Picture a tired hiker stopping to rest beneath a tree on a windy day. Before she sits down, she looks up to see if there are any loose branches the breeze is likely to dislodge. Just by studying the way a branch moves in the wind, she may observe how strongly connected to the tree it is and the likelihood that a gust of wind may cause it to fall on her head.
The hiker’s story is an expression of a famed proof in statistical physics called “The Fluctuation-Dissipation Theorem.” This theory says that under some conditions, there is a direct connection between seemingly unimportant “noise” in a system and the system’s inherent structural properties. By watching the seemingly unimportant motion of the branches, the hiker may be able to make a determination about the health and strength of the trunk high above her. Physicists can use this theory to deduce the properties of a liquid by observing the random “noisy” motion of micro-particles immersed in it.

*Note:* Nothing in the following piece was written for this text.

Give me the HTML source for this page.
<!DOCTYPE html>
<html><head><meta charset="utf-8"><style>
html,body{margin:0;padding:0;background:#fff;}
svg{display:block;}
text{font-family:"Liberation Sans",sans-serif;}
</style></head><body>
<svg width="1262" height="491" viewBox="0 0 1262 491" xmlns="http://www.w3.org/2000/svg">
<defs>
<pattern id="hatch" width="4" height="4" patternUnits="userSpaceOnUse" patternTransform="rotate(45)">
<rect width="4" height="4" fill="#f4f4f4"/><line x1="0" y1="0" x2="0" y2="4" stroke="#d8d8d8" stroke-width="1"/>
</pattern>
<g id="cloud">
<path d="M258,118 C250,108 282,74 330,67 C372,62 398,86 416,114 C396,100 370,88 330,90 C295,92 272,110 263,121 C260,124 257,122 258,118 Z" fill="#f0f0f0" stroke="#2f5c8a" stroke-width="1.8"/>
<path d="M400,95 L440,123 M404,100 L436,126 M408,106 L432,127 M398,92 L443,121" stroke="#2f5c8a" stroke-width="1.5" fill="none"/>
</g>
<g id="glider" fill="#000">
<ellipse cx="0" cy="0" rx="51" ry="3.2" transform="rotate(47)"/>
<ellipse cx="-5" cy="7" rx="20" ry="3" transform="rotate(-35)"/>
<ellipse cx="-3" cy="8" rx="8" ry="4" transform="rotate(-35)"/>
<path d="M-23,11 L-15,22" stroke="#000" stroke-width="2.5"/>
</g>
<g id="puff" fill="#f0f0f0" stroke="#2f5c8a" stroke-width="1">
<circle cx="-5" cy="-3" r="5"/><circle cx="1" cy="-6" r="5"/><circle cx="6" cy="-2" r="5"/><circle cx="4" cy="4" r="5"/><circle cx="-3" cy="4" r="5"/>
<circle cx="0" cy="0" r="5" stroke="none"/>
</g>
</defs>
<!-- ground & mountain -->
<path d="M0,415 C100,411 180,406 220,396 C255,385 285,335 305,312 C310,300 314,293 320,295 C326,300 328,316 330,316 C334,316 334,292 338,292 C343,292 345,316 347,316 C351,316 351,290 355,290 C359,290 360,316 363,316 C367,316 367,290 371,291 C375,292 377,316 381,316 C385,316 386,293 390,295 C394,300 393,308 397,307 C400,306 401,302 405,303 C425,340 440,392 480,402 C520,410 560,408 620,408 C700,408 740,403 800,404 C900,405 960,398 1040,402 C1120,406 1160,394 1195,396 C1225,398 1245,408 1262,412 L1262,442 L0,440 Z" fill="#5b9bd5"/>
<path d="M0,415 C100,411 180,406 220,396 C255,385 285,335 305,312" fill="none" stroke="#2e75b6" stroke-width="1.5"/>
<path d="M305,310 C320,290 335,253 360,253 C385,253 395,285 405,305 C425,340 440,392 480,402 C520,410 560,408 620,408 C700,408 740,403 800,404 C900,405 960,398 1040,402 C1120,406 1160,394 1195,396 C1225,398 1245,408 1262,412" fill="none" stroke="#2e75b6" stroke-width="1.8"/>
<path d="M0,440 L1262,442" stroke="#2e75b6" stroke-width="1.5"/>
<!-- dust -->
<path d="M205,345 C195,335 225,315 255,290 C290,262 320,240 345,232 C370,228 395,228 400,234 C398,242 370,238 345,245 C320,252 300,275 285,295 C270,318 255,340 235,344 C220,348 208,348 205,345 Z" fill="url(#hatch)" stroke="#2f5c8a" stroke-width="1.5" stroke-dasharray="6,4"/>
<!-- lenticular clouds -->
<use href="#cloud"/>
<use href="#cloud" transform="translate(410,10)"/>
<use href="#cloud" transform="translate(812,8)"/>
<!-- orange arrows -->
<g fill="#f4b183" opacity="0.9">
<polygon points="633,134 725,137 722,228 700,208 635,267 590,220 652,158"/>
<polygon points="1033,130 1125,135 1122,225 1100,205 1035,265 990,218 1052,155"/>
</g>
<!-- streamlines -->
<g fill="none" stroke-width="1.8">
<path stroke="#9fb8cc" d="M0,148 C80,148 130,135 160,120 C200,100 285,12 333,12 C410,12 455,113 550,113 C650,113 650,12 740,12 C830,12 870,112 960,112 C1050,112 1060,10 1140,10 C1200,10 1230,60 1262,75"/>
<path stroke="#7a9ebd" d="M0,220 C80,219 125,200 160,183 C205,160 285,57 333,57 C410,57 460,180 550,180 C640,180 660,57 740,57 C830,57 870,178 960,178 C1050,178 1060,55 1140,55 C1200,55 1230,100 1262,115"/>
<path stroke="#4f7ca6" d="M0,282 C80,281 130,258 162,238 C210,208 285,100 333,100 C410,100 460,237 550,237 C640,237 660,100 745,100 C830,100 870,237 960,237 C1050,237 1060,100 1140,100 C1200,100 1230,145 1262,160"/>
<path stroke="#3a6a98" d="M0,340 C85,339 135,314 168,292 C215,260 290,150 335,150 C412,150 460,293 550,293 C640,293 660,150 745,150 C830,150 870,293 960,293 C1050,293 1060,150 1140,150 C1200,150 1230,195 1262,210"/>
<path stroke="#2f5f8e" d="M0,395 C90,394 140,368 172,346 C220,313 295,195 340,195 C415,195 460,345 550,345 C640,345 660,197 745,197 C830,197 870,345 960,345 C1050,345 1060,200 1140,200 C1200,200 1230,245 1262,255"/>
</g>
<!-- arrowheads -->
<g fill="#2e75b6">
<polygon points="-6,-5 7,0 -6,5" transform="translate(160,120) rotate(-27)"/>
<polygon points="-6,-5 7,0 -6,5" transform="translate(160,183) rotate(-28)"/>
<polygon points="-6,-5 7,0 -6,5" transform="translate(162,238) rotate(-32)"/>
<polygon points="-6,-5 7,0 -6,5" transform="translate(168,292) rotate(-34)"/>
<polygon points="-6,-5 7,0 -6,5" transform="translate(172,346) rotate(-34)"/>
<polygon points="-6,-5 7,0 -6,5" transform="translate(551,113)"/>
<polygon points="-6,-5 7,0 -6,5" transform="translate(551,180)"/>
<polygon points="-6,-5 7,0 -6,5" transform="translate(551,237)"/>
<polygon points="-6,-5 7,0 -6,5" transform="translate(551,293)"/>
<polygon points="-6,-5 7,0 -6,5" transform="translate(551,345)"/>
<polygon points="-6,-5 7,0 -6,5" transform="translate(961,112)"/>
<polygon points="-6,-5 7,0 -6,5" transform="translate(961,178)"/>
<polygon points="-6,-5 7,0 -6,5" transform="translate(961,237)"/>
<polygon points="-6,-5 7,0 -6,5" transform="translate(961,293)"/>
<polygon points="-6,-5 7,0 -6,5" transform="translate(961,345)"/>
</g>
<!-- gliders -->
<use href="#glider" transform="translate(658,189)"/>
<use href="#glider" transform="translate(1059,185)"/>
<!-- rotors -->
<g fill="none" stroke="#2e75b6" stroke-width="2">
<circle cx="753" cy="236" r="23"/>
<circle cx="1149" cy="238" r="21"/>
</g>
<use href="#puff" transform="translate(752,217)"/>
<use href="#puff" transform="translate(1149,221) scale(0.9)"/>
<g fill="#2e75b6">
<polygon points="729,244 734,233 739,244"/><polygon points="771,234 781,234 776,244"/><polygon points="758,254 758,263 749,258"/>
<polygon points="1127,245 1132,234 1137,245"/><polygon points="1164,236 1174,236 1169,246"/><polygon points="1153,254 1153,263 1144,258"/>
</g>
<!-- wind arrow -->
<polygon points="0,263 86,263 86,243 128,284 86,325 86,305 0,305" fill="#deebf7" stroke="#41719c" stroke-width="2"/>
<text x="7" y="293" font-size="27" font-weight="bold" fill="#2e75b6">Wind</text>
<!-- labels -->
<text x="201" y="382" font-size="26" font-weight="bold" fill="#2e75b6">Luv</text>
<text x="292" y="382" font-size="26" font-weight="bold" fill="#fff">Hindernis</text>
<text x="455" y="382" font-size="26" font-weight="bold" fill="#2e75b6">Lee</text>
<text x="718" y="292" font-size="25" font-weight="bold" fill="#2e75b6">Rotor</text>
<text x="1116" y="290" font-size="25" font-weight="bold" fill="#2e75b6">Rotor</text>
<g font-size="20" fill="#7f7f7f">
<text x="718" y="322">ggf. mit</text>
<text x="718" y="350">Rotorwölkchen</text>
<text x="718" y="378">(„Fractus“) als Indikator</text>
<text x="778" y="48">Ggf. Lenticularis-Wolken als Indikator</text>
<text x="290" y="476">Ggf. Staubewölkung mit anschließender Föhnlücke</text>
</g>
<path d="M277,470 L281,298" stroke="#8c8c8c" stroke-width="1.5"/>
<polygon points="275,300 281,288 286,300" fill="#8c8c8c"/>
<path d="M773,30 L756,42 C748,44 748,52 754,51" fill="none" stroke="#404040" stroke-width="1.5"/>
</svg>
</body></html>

This same idea may also be able to help forecast a product’s sales. Myself and colleagues Jacob Goldenberg from IDC Herzelia and Danny Shapira of Ben Gurion University, both in Israel, have hypothesized that the way some sales data fluctuate over time are directly related to a major structure through which products spread: social networks.
How products spread through social networks is something marketers have almost no information about. Companies may have the names of some of their customers and occasionally information about what other products they like to buy. But they lack data on how their customers’ purchases affect the buying behavior of others they know.
This sort of research is particularly useful to managers just after a product launch, when there is only very limited sales data available. During that delicate time, when some managerial decisions may prove critical to the fate of a product, uncertainty prevails amidst the drip-drop of small-numbers, early-stage sales. We’ve conjectured that this seemingly irrelevant early-stage “noise” can be used to tell us something about the fundamental properties of the social networks through which the new product is spreading.
This matters because the social networks through which successful products spread may be fundamentally different than the social networks through which failed products spread. Take athletic shoes, for example. One teenager may pressure his parents to buy a new pair of shoes because the two best players on his soccer team also have them. Another may get them because his grandmother received an ad for them in her Sunday newspaper just before his birthday. If companies know their early sales are traveling through networks like the first, rather than the second, they can quickly devote marketing resources to a product that’s likely to be a hit.
My colleagues and I expect that we can tell the difference between the two phenomena simply by observing mathematical patterns in sales. The statistical pattern of sales of a product that spreads through advertising and promotions to a wide audience should look different than those that move quickly through a tightly-knit group of people like a soccer team.
Like the hiker who can’t see how strongly a branch is attached to a tree but can conjecture something about it from how it moves in the wind, we should be able to learn something about a product’s movement through a social network without ever observing who the shoe customers are or which soccer team they play for. These patterns in early sales data carry the footprint of the products’ influence network—and thus clues to its fate.